According to the officials, last week the European Union and Japan agreed to accelerate progress toward achieving a comprehensive economic partnership and trade agreement. Japanese Prime Minister Shinzo Abe at a press conference concluding the EU-Japan Summit in Brussels, and Herman Van Rompuy, president of the European Council, said both sides had agreed to push talks forward and make renewed efforts to surmount issues related to market access for specific goods as well as geographical indicators.
President of the European Commission Jose Manuel Barroso also noted progress in the level of commitment from both sides but said huge efforts would be needed if the accord was to have widespread effects on economic growth and job creation. “For negotiations to succeed and the agreement to be truly transformational we need to inject a high level of ambition across the board, especially in areas such as market access for goods including agriculture, non-tariff measures, public procurement or geographic indications”commented Barroso.

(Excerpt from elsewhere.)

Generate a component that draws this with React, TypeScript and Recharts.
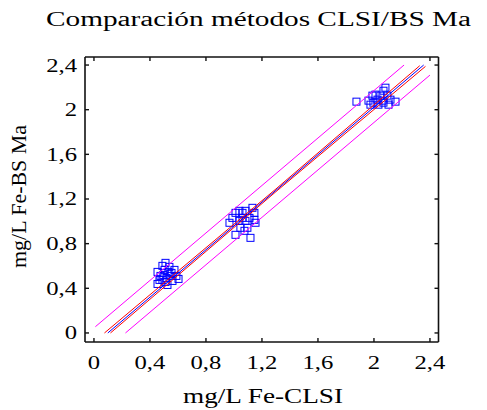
import React from "react";
import { ScatterChart, Scatter, XAxis, YAxis } from "recharts";

// Reference method (CLSI) vs BS Ma — measured pairs, mg/L Fe
const clsiValues = [
  0.454, 0.454, 0.489, 0.511, 0.504, 0.532, 0.546, 0.518, 0.489, 0.561, 0.589, 0.475, 0.525, 0.575, 0.539, 0.496, 0.554, 0.604, 0.511, 0.468,
  0.968, 0.989, 1.011, 1.039, 1.061, 1.082, 1.132, 1.146, 1.154, 1.096, 1.046, 1.011, 1.118, 1.075, 1.082, 1.039, 1.061, 1.111, 1.146,
  1.875, 1.961, 1.989, 2.011, 1.996, 2.032, 2.061, 2.068, 2.082, 2.096, 2.118, 2.154, 2.104, 2.025, 1.975, 2.046, 2.068,
];
const bsValues = [
  0.547, 0.439, 0.601, 0.628, 0.565, 0.547, 0.511, 0.493, 0.475, 0.466, 0.511, 0.511, 0.43, 0.565, 0.592, 0.52, 0.538, 0.484, 0.457, 0.475,
  0.987, 1.031, 1.076, 1.094, 1.076, 1.094, 1.121, 1.076, 0.987, 0.942, 0.942, 0.879, 0.852, 0.915, 1.004, 1.004, 1.031, 1.031, 1.013,
  2.072, 2.081, 2.126, 2.135, 2.063, 2.045, 2.081, 2.17, 2.197, 2.126, 2.09, 2.072, 2.045, 2.09, 2.045, 2.126, 2.063,
];

// Fitted line and bands (end / middle points)
const fitLine = [
  { x: 0.099, y: 0 },
  { x: 2.355, y: 2.4 },
];
const confUpper = [
  { x: 0.075, y: 0 },
  { x: 1.3, y: 1.29 },
  { x: 2.327, y: 2.394 },
];
const confLower = [
  { x: 0.118, y: 0 },
  { x: 1.3, y: 1.266 },
  { x: 2.368, y: 2.388 },
];
const predUpper = [
  { x: 0.01, y: 0.056 },
  { x: 2.215, y: 2.4 },
];
const predLower = [
  { x: 0.225, y: 0 },
  { x: 2.4, y: 2.31 },
];

const xTicks = [0, 0.4, 0.8, 1.2, 1.6, 2, 2.4];
const yTicks = [0, 0.4, 0.8, 1.2, 1.6, 2, 2.4];

const title = "Comparación métodos CLSI/BS Ma";
const xLabel = "mg/L Fe-CLSI";
const yLabel = "mg/L Fe-BS Ma";

const points = clsiValues.map((x, i) => ({ x, y: bsValues[i] }));

const FONT = "'Liberation Serif', 'Times New Roman', Times, serif";
const textStyle = { fontFamily: FONT, fill: "#000" };
const fmt = (v: number) => String(v).replace(".", ",");
const TICK_LEN = 4;
const TICK_COLOR = "#111";
const TICK_W = 1.4;
const X_MARGIN = 27;
const Y_MARGIN = 8;

// bottom axis: inward tick + label
const XTick = (props: any) => {
  const { x, y, payload } = props;
  return (
    <g transform={`translate(${x},${y})`}>
      <line x1={0} y1={-X_MARGIN} x2={0} y2={-X_MARGIN - TICK_LEN} stroke={TICK_COLOR} strokeWidth={TICK_W} />
      <text transform="scale(1.3,1)" textAnchor="middle" fontSize={19} style={textStyle}>
        {fmt(payload.value)}
      </text>
    </g>
  );
};

// left axis: inward tick + label
const YTick = (props: any) => {
  const { x, y, payload } = props;
  return (
    <g transform={`translate(${x},${y})`}>
      <line x1={Y_MARGIN} y1={0} x2={Y_MARGIN + TICK_LEN} y2={0} stroke={TICK_COLOR} strokeWidth={TICK_W} />
      <text transform="scale(1.3,1)" textAnchor="end" dy="0.34em" fontSize={19} style={textStyle}>
        {fmt(payload.value)}
      </text>
    </g>
  );
};

// top axis: inward tick only
const TopTick = (props: any) => {
  const { x, y } = props;
  return <line x1={x} y1={y} x2={x} y2={y + TICK_LEN} stroke={TICK_COLOR} strokeWidth={TICK_W} />;
};

// right axis: inward tick only
const RightTick = (props: any) => {
  const { x, y } = props;
  return <line x1={x} y1={y} x2={x - TICK_LEN} y2={y} stroke={TICK_COLOR} strokeWidth={TICK_W} />;
};

const Square = (props: any) => {
  const { cx, cy } = props;
  if (cx == null || cy == null) return <g />;
  return (
    <rect x={cx - 3.5} y={cy - 3.5} width={7} height={7} fill="none" stroke="#0000ff" strokeWidth={1} />
  );
};

const NoShape = () => <g />;

const axisLine = { stroke: "#111", strokeWidth: 1.6 };
const xDomain: [number, number] = [-0.064, 2.461];
const yDomain: [number, number] = [-0.081, 2.472];

export default function App() {
  return (
    <div style={{ position: "absolute", left: 0, top: 0, width: 487, height: 410, background: "#fff" }}>
      <ScatterChart width={487} height={410} margin={{ top: 56, right: 47.5, bottom: 38, left: 25 }}>
        <XAxis type="number" dataKey="x" domain={xDomain} ticks={xTicks} allowDataOverflow height={30}
          axisLine={axisLine} tickLine={false} tickSize={0} tickMargin={X_MARGIN} tick={<XTick />} interval={0} />
        <XAxis xAxisId="top" orientation="top" type="number" dataKey="x" domain={xDomain} ticks={xTicks} allowDataOverflow height={1}
          axisLine={axisLine} tickLine={false} tickSize={0} tickMargin={0} tick={<TopTick />} interval={0} />
        <YAxis type="number" dataKey="y" domain={yDomain} ticks={yTicks} allowDataOverflow width={60}
          axisLine={axisLine} tickLine={false} tickSize={0} tickMargin={Y_MARGIN} tick={<YTick />} interval={0} />
        <YAxis yAxisId="right" orientation="right" type="number" dataKey="y" domain={yDomain} ticks={yTicks} allowDataOverflow width={1}
          axisLine={axisLine} tickLine={false} tickSize={0} tickMargin={0} tick={<RightTick />} interval={0} />
        <Scatter data={points} shape={<Square />} isAnimationActive={false} />
        <Scatter data={predUpper} line={{ stroke: "#ff00ff", strokeWidth: 1 }} lineType="joint" shape={<NoShape />} isAnimationActive={false} />
        <Scatter data={predLower} line={{ stroke: "#ff00ff", strokeWidth: 1 }} lineType="joint" shape={<NoShape />} isAnimationActive={false} />
        <Scatter data={confUpper} line={{ stroke: "#ff0000", strokeWidth: 1 }} lineType="joint" shape={<NoShape />} isAnimationActive={false} />
        <Scatter data={confLower} line={{ stroke: "#ff0000", strokeWidth: 1 }} lineType="joint" shape={<NoShape />} isAnimationActive={false} />
        <Scatter data={fitLine} line={{ stroke: "#0000ff", strokeWidth: 1 }} lineType="joint" shape={<NoShape />} isAnimationActive={false} />
      </ScatterChart>
      <svg width={487} height={410} style={{ position: "absolute", left: 0, top: 0, pointerEvents: "none" }}>
        <text x={46} y={26} fontSize={20} style={textStyle} textLength={425} lengthAdjust="spacingAndGlyphs">{title}</text>
        <text x={183} y={403} fontSize={20} style={textStyle} textLength={160} lengthAdjust="spacingAndGlyphs">{xLabel}</text>
        <text transform="translate(26,268) rotate(-90)" fontSize={20} style={textStyle} textLength={143} lengthAdjust="spacingAndGlyphs">{yLabel}</text>
      </svg>
    </div>
  );
}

Trade between the two regions has been growing at 4% annually over the past five year and reached E110 billion in 2013.
Japan is the EU’s second biggest trading partner in Asia, after China. In 2013, the EU represented 9% of Japan’s trade, making it Japan’s third most important trade partner. Japan was the EU’s sixth largest export market and EU exports to Japan reached E54 billion in 2013. EU imports from Japan stood at E56 billion.

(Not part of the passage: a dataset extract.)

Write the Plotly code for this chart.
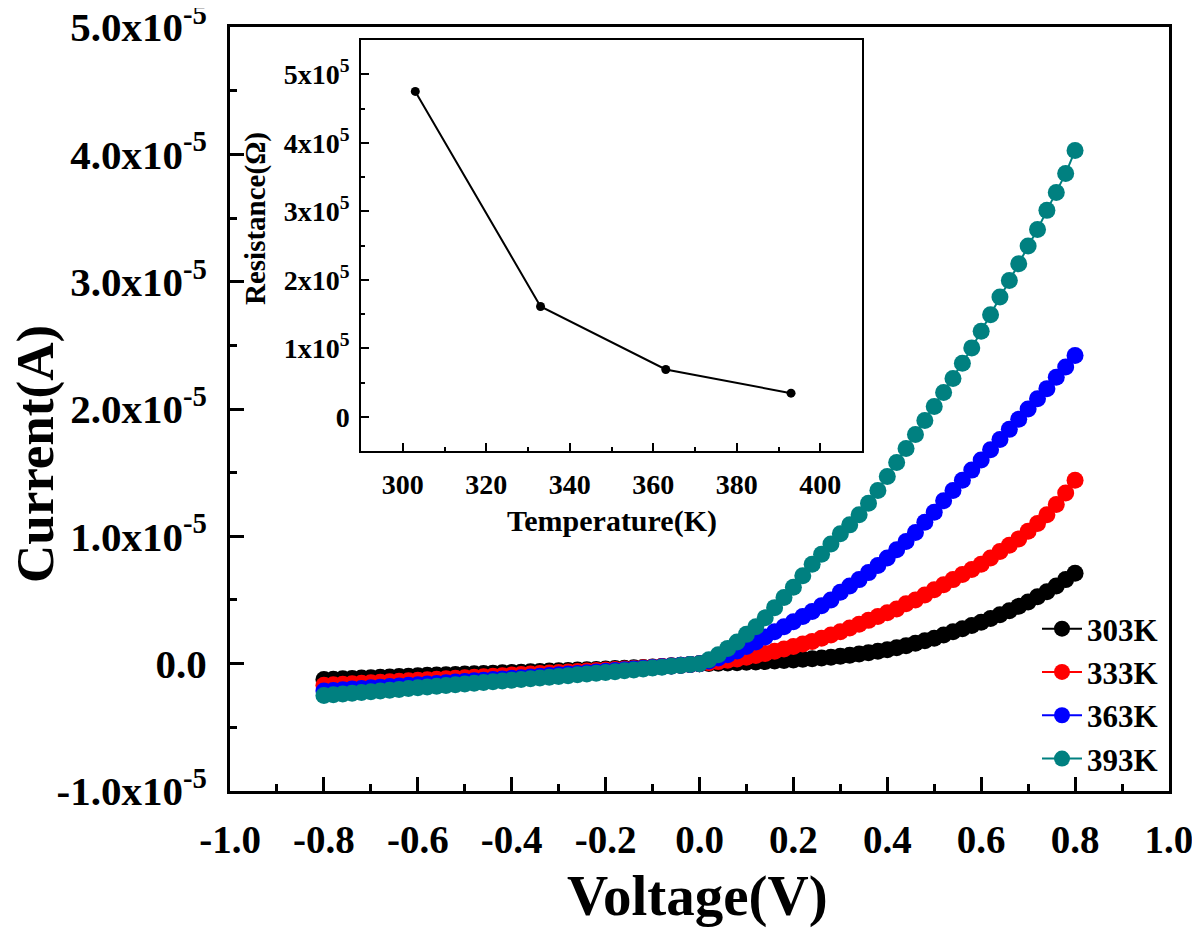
import plotly.graph_objects as go

# ---------------- data ----------------
VOLTAGE = [-0.80, -0.78, -0.76, -0.74, -0.72, -0.70, -0.68, -0.66, -0.64, -0.62,
           -0.60, -0.58, -0.56, -0.54, -0.52, -0.50, -0.48, -0.46, -0.44, -0.42,
           -0.40, -0.38, -0.36, -0.34, -0.32, -0.30, -0.28, -0.26, -0.24, -0.22,
           -0.20, -0.18, -0.16, -0.14, -0.12, -0.10, -0.08, -0.06, -0.04, -0.02,
           0.00, 0.02, 0.04, 0.06, 0.08, 0.10, 0.12, 0.14, 0.16, 0.18,
           0.20, 0.22, 0.24, 0.26, 0.28, 0.30, 0.32, 0.34, 0.36, 0.38,
           0.40, 0.42, 0.44, 0.46, 0.48, 0.50, 0.52, 0.54, 0.56, 0.58,
           0.60, 0.62, 0.64, 0.66, 0.68, 0.70, 0.72, 0.74, 0.76, 0.78, 0.80]

# currents in units of 1e-5 A
I_303K = [-0.125, -0.122, -0.119, -0.116, -0.113, -0.110, -0.107, -0.104, -0.101, -0.098,
          -0.095, -0.092, -0.090, -0.087, -0.085, -0.082, -0.080, -0.077, -0.075, -0.072,
          -0.070, -0.067, -0.064, -0.061, -0.058, -0.056, -0.053, -0.050, -0.047, -0.045,
          -0.042, -0.039, -0.036, -0.033, -0.030, -0.026, -0.022, -0.017, -0.012, -0.006,
          0.000, 0.002, 0.004, 0.006, 0.008, 0.011, 0.014, 0.017, 0.021, 0.025,
          0.029, 0.034, 0.039, 0.045, 0.051, 0.058, 0.066, 0.075, 0.085, 0.097,
          0.110, 0.125, 0.140, 0.160, 0.180, 0.200, 0.225, 0.250, 0.275, 0.300,
          0.325, 0.355, 0.385, 0.415, 0.450, 0.485, 0.525, 0.565, 0.610, 0.660, 0.710]

I_333K = [-0.170, -0.166, -0.162, -0.158, -0.154, -0.150, -0.146, -0.142, -0.138, -0.134,
          -0.130, -0.126, -0.122, -0.118, -0.114, -0.110, -0.106, -0.102, -0.098, -0.094,
          -0.090, -0.086, -0.082, -0.078, -0.074, -0.070, -0.066, -0.062, -0.058, -0.054,
          -0.050, -0.046, -0.042, -0.038, -0.033, -0.028, -0.023, -0.018, -0.012, -0.006,
          0.000, 0.007, 0.016, 0.026, 0.037, 0.050, 0.064, 0.080, 0.097, 0.115,
          0.135, 0.155, 0.175, 0.200, 0.225, 0.250, 0.280, 0.310, 0.340, 0.370,
          0.400, 0.430, 0.470, 0.500, 0.540, 0.580, 0.620, 0.660, 0.700, 0.740,
          0.780, 0.830, 0.880, 0.930, 0.980, 1.040, 1.100, 1.170, 1.250, 1.340, 1.440]

I_363K = [-0.215, -0.210, -0.205, -0.200, -0.195, -0.190, -0.185, -0.180, -0.175, -0.170,
          -0.165, -0.160, -0.155, -0.150, -0.145, -0.140, -0.135, -0.130, -0.125, -0.120,
          -0.115, -0.110, -0.104, -0.099, -0.093, -0.088, -0.082, -0.077, -0.071, -0.066,
          -0.060, -0.054, -0.048, -0.042, -0.036, -0.030, -0.024, -0.018, -0.012, -0.006,
          0.000, 0.020, 0.045, 0.070, 0.100, 0.135, 0.170, 0.210, 0.250, 0.290,
          0.330, 0.370, 0.410, 0.455, 0.500, 0.560, 0.610, 0.660, 0.715, 0.770,
          0.830, 0.895, 0.960, 1.030, 1.110, 1.190, 1.280, 1.360, 1.440, 1.520,
          1.600, 1.680, 1.760, 1.840, 1.920, 2.000, 2.080, 2.160, 2.250, 2.330, 2.420]

I_393K = [-0.250, -0.244, -0.238, -0.232, -0.226, -0.220, -0.214, -0.208, -0.202, -0.196,
          -0.190, -0.184, -0.178, -0.172, -0.166, -0.160, -0.154, -0.148, -0.142, -0.136,
          -0.130, -0.124, -0.118, -0.112, -0.106, -0.100, -0.094, -0.088, -0.082, -0.076,
          -0.070, -0.063, -0.056, -0.049, -0.042, -0.035, -0.028, -0.021, -0.014, -0.007,
          0.000, 0.030, 0.070, 0.120, 0.170, 0.230, 0.290, 0.360, 0.440, 0.520,
          0.600, 0.690, 0.780, 0.860, 0.940, 1.020, 1.090, 1.170, 1.260, 1.360,
          1.470, 1.580, 1.690, 1.800, 1.910, 2.020, 2.130, 2.240, 2.360, 2.480,
          2.610, 2.740, 2.880, 3.010, 3.140, 3.280, 3.410, 3.560, 3.700, 3.850, 4.030]

SERIES_NAMES = ["303K", "333K", "363K", "393K"]
SERIES_COLORS = ["#000000", "#ff0000", "#0000ff", "#008080"]

TEMPERATURE = [303, 333, 363, 393]
RESISTANCE = [4.75e5, 1.61e5, 0.69e5, 0.344e5]

X_TICKS = [-1.0, -0.8, -0.6, -0.4, -0.2, 0.0, 0.2, 0.4, 0.6, 0.8, 1.0]
X_TICK_TEXT = ["-1.0", "-0.8", "-0.6", "-0.4", "-0.2", "0.0", "0.2", "0.4", "0.6", "0.8", "1.0"]
Y_TICKS = [-1e-5, 0, 1e-5, 2e-5, 3e-5, 4e-5, 5e-5]
Y_TICK_TEXT = ["-1.0x10<sup>-5</sup>", "0.0", "1.0x10<sup>-5</sup>", "2.0x10<sup>-5</sup>",
               "3.0x10<sup>-5</sup>", "4.0x10<sup>-5</sup>", "5.0x10<sup>-5</sup>"]
INSET_X_TICKS = [300, 320, 340, 360, 380, 400]
INSET_Y_TICKS = [0, 1e5, 2e5, 3e5, 4e5, 5e5]
INSET_Y_TICK_TEXT = ["0", "1x10<sup>5</sup>", "2x10<sup>5</sup>", "3x10<sup>5</sup>",
                     "4x10<sup>5</sup>", "5x10<sup>5</sup>"]

# ---------------- layout geometry ----------------
OFF = 8  # page body margin
W, H = 1200 - OFF, 930 - OFF
# desired plot area in page pixels: x 230..1169, y 27..791
L, T = 230 - OFF, 27 - OFF
R = W - (1169 - OFF)
B = H - (791 - OFF)
PW, PH = W - L - R, H - T - B


def px(x):
    """page pixel x -> paper coordinate"""
    return (x - OFF - L) / PW


def py(y):
    """page pixel y -> paper coordinate"""
    return (H - B - (y - OFF)) / PH


FONT = "Liberation Serif"

fig = go.Figure()

for name, color, vals in zip(SERIES_NAMES, SERIES_COLORS, [I_303K, I_333K, I_363K, I_393K]):
    fig.add_trace(go.Scatter(
        x=VOLTAGE, y=[v * 1e-5 for v in vals], name=name, mode="lines+markers",
        line=dict(color=color, width=2),
        marker=dict(color=color, size=17, line=dict(width=0)),
        xaxis="x", yaxis="y", hoverinfo="skip"))

fig.add_trace(go.Scatter(
    x=TEMPERATURE, y=RESISTANCE, mode="lines+markers", showlegend=False,
    line=dict(color="black", width=2), marker=dict(color="black", size=9),
    xaxis="x2", yaxis="y2", hoverinfo="skip"))

axis_common = dict(showline=True, linecolor="black", mirror=True, showgrid=False,
                   zeroline=False, ticks="inside", tickcolor="black", automargin=False,
                   ticklabeloverflow="allow")

fig.update_layout(
    width=W, height=H, autosize=False,
    margin=dict(l=L, r=R, t=T, b=B, pad=0, autoexpand=False),
    paper_bgcolor="white", plot_bgcolor="white",
    font=dict(family=FONT, color="black", weight="bold"),
    xaxis=dict(**axis_common, domain=[0, 1], range=[-1.0001, 1.0001], linewidth=3,
               tickvals=X_TICKS, ticktext=X_TICK_TEXT, ticklen=14, tickwidth=3,
               tickfont=dict(family=FONT, size=39, weight="bold"), ticklabelstandoff=12,
               minor=dict(ticks="inside", dtick=0.1, ticklen=7, tickwidth=3, tickcolor="black")),
    yaxis=dict(**axis_common, domain=[0, 1], range=[-1.0001e-5, 5.0001e-5], linewidth=3,
               tickvals=Y_TICKS, ticktext=Y_TICK_TEXT, ticklen=14, tickwidth=3,
               tickfont=dict(family=FONT, size=41, weight="bold"), ticklabelstandoff=12,
               minor=dict(ticks="inside", dtick=0.5e-5, tick0=0, ticklen=7, tickwidth=3,
                          tickcolor="black")),
    xaxis2=dict(**axis_common, domain=[px(361), px(862)], anchor="y2", range=[290, 410],
                linewidth=1.5, tickvals=INSET_X_TICKS, ticklen=8, tickwidth=1.5,
                tickfont=dict(family=FONT, size=28, weight="bold"), ticklabelstandoff=8,
                minor=dict(ticks="inside", dtick=10, ticklen=4, tickwidth=1.5,
                           tickcolor="black")),
    yaxis2=dict(**axis_common, domain=[py(451), py(40)], anchor="x2", range=[-0.5e5, 5.5e5],
                linewidth=1.5, tickvals=INSET_Y_TICKS, ticktext=INSET_Y_TICK_TEXT,
                ticklen=8, tickwidth=1.5,
                tickfont=dict(family=FONT, size=28, weight="bold"), ticklabelstandoff=4,
                minor=dict(ticks="inside", dtick=0.5e5, tick0=0, ticklen=4, tickwidth=1.5,
                           tickcolor="black")),
    legend=dict(x=px(1163), xanchor="right", y=py(786), yanchor="bottom",
                bgcolor="rgba(0,0,0,0)", borderwidth=0, tracegroupgap=0,
                font=dict(family=FONT, size=31, weight="bold", color="black"),
                itemwidth=40),
    annotations=[
        dict(text="Current(A)", x=px(36), y=py(454), xref="paper", yref="paper",
             showarrow=False, textangle=-90, xanchor="center", yanchor="middle",
             font=dict(family=FONT, size=53, weight="bold")),
        dict(text="Voltage(V)", x=px(697), y=py(896), xref="paper", yref="paper",
             showarrow=False, xanchor="center", yanchor="middle",
             font=dict(family=FONT, size=57, weight="bold")),
        dict(text="Temperature(K)", x=px(612), y=py(521), xref="paper", yref="paper",
             showarrow=False, xanchor="center", yanchor="middle",
             font=dict(family=FONT, size=30, weight="bold")),
        dict(text="Resistance(Ω)", x=px(255), y=py(219), xref="paper", yref="paper",
             showarrow=False, textangle=-90, xanchor="center", yanchor="middle",
             font=dict(family=FONT, size=29, weight="bold")),
    ],
)

fig.write_html("out.html")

The European Commission estimates that a successful introduction of a free-trade agreement between the two sides could boost Europe’s economy by 0.6% to 0.8% of GDP. EU exports to Japan could increase by 32.7% while Japanese exports to the EU could increase by 23.5%. As many as 420,000 jobs could also be created in the EU.
To assess the progress achieved during the first year of negotiations, the Commission is currently finalizing a report, which will be presented to the Council in the coming weeks.